O’Toole acknowledged that introducing some evidence about Tamerlan is inevitable, given that he carried out the bombings, too. But he said how much of that evidence will be introduced during the first phase of the trial “depends on its relevance” to Dzhokhar’s guilt.

Weinreb suggested that the evidence pointing to that guilt is overwhelming.

“He pretended to be a spectator, but he had murder in his heart,” Weinreb said of Dzhokhar Tsarnaev.

Weinreb said Dzhokhar Tsarnaev’s bomb shredded flesh, severed arteries, lit people on fire.

While the city reeled, as surgeons pulled saws to amputate legs, Dzhokhar Tsarnaev walked into the Whole Foods in Central Square and bought a gallon of milk.

It was Dzhokhar Tsarnaev who got the gun used to murder MIT Police Officer Sean Collier, Weinreb said. Collier’s bloodied gloves were found in the car Tsarnaev drove that night.

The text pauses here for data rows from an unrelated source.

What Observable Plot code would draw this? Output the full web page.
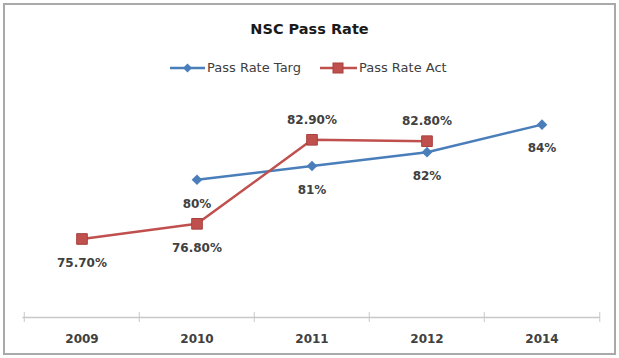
<!DOCTYPE html>
<html>
<head>
<meta charset="utf-8">
<script src="https://cdn.jsdelivr.net/npm/d3@7"></script>
<script src="https://cdn.jsdelivr.net/npm/@observablehq/plot@0.6"></script>
<style>
  html, body { margin: 0; padding: 0; background: #fff; }
  #page { position: relative; width: 619px; height: 358px; overflow: hidden; background: #fff; }
  #frame { position: absolute; left: 3px; top: 3px; width: 609px; height: 348px; border: 2px solid #a9a9a9; }
  #title { position: absolute; left: 0; top: 19px; width: 619px; text-align: center;
           font: bold 14.5px "DejaVu Sans", sans-serif; color: #1a1a1a; line-height: 20px; }
  #legend { position: absolute; left: 170px; top: 59px; display: flex; align-items: center;
            font: 13px "DejaVu Sans", sans-serif; color: #404040; line-height: 18px; }
  .item { display: flex; align-items: center; }
  .item svg { margin-right: 2px; }
  #chart { position: absolute; left: 0; top: 85px; }
</style>
</head>
<body>
<div id="page">
  <div id="frame"></div>
  <div id="title"></div>
  <div id="legend"></div>
  <div id="chart"></div>
</div>
<script>
const title = "NSC Pass Rate";
const categories = ["2009", "2010", "2011", "2012", "2014"];
const seriesNames = ["Pass Rate Targ", "Pass Rate Act"];
const targetValues = [null, 80, 81, 82, 84];
const actualValues = [75.7, 76.8, 82.9, 82.8, null];
const targetLabels = [null, "80%", "81%", "82%", "84%"];
const actualLabels = ["75.70%", "76.80%", "82.90%", "82.80%", null];

const blue = "#4a7ebb";
const red = "#c0504d";

document.getElementById("title").textContent = title;

// legend
const legend = document.getElementById("legend");
const swatches = [
  `<svg width="35" height="12"><line x1="0" y1="6" x2="35" y2="6" stroke="${blue}" stroke-width="2.5"/><path d="M17.5 1.5 L22 6 L17.5 10.5 L13 6 Z" fill="${blue}"/></svg>`,
  `<svg width="37" height="12"><line x1="0" y1="6" x2="37" y2="6" stroke="${red}" stroke-width="2.5"/><rect x="13" y="1" width="10" height="10" fill="${red}" stroke="#a8403d"/></svg>`
];
seriesNames.forEach((name, i) => {
  const it = document.createElement("div");
  it.className = "item";
  if (i > 0) it.style.marginLeft = "19px";
  it.innerHTML = swatches[i] + `<span>${name}</span>`;
  legend.appendChild(it);
});

const targetRows = categories.map((c, i) => ({c, v: targetValues[i], label: targetLabels[i]})).filter(d => d.v != null);
const actualRows = categories.map((c, i) => ({c, v: actualValues[i], label: actualLabels[i], t: targetValues[i]})).filter(d => d.v != null);
const actualAbove = actualRows.filter(d => d.t != null && d.v > d.t);
const actualBelow = actualRows.filter(d => !(d.t != null && d.v > d.t));

const W = 619, H = 260, mL = 22.5, mR = 19, mT = 11.6, mB = 28;
const halfBand = (W - mL - mR) / categories.length / 2;

const chart = Plot.plot({
  width: W,
  height: H,
  marginLeft: mL,
  marginRight: mR,
  marginTop: mT,
  marginBottom: mB,
  style: {fontFamily: "DejaVu Sans, sans-serif", fontSize: "12px", fontWeight: "bold", color: "#404040", background: "transparent"},
  x: {type: "band", domain: categories, padding: 0, tickSize: 0, tickPadding: 17, label: null},
  y: {domain: [70, 86], axis: null},
  marks: [
    Plot.ruleY([70], {stroke: "#c8c8c8", strokeWidth: 1.5}),
    Plot.ruleX(categories, {x: d => d, y1: 70, y2: 70, dx: -halfBand, insetTop: -5, insetBottom: -5, stroke: "#c8c8c8", strokeWidth: 1}),
    Plot.ruleX(categories.slice(-1), {x: d => d, y1: 70, y2: 70, dx: halfBand, insetTop: -5, insetBottom: -5, stroke: "#c8c8c8", strokeWidth: 1}),
    Plot.line(targetRows, {x: "c", y: "v", stroke: blue, strokeWidth: 2.5}),
    Plot.dot(targetRows, {x: "c", y: "v", symbol: "diamond2", r: 4.8, fill: blue, stroke: "none"}),
    Plot.line(actualRows, {x: "c", y: "v", stroke: red, strokeWidth: 2.5}),
    Plot.dot(actualRows, {x: "c", y: "v", symbol: "square", r: 6, fill: red, stroke: "#a8403d", strokeWidth: 1}),
    Plot.text(targetRows, {x: "c", y: "v", text: "label", dy: 24, fill: "#404040"}),
    Plot.text(actualBelow, {x: "c", y: "v", text: "label", dy: 24, fill: "#404040"}),
    Plot.text(actualAbove, {x: "c", y: "v", text: "label", dy: -20, fill: "#404040"})
  ]
});
document.getElementById("chart").appendChild(chart);
</script>
</body>
</html>
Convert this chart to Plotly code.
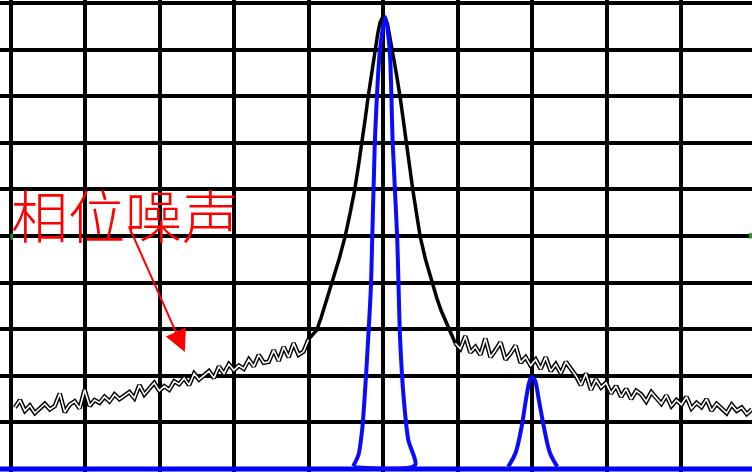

When he was captured, cowering in a boat in a back yard in Watertown, Dzhokhar Tsarnaev’s motive was literally written on the walls, on the wall of the boat, in pencil. He bombed the Marathon to punish Americans, because America was killing Muslims.

“He did it,” Bill Weinreb said, in closing, “because he thought it would help secure him a place in paradise.”

Paradise would last forever. A lot longer than the four minutes that Dzhokhar Tsarnaev stood there, next to the kids whose bodies and souls he destroyed before he went to buy some milk.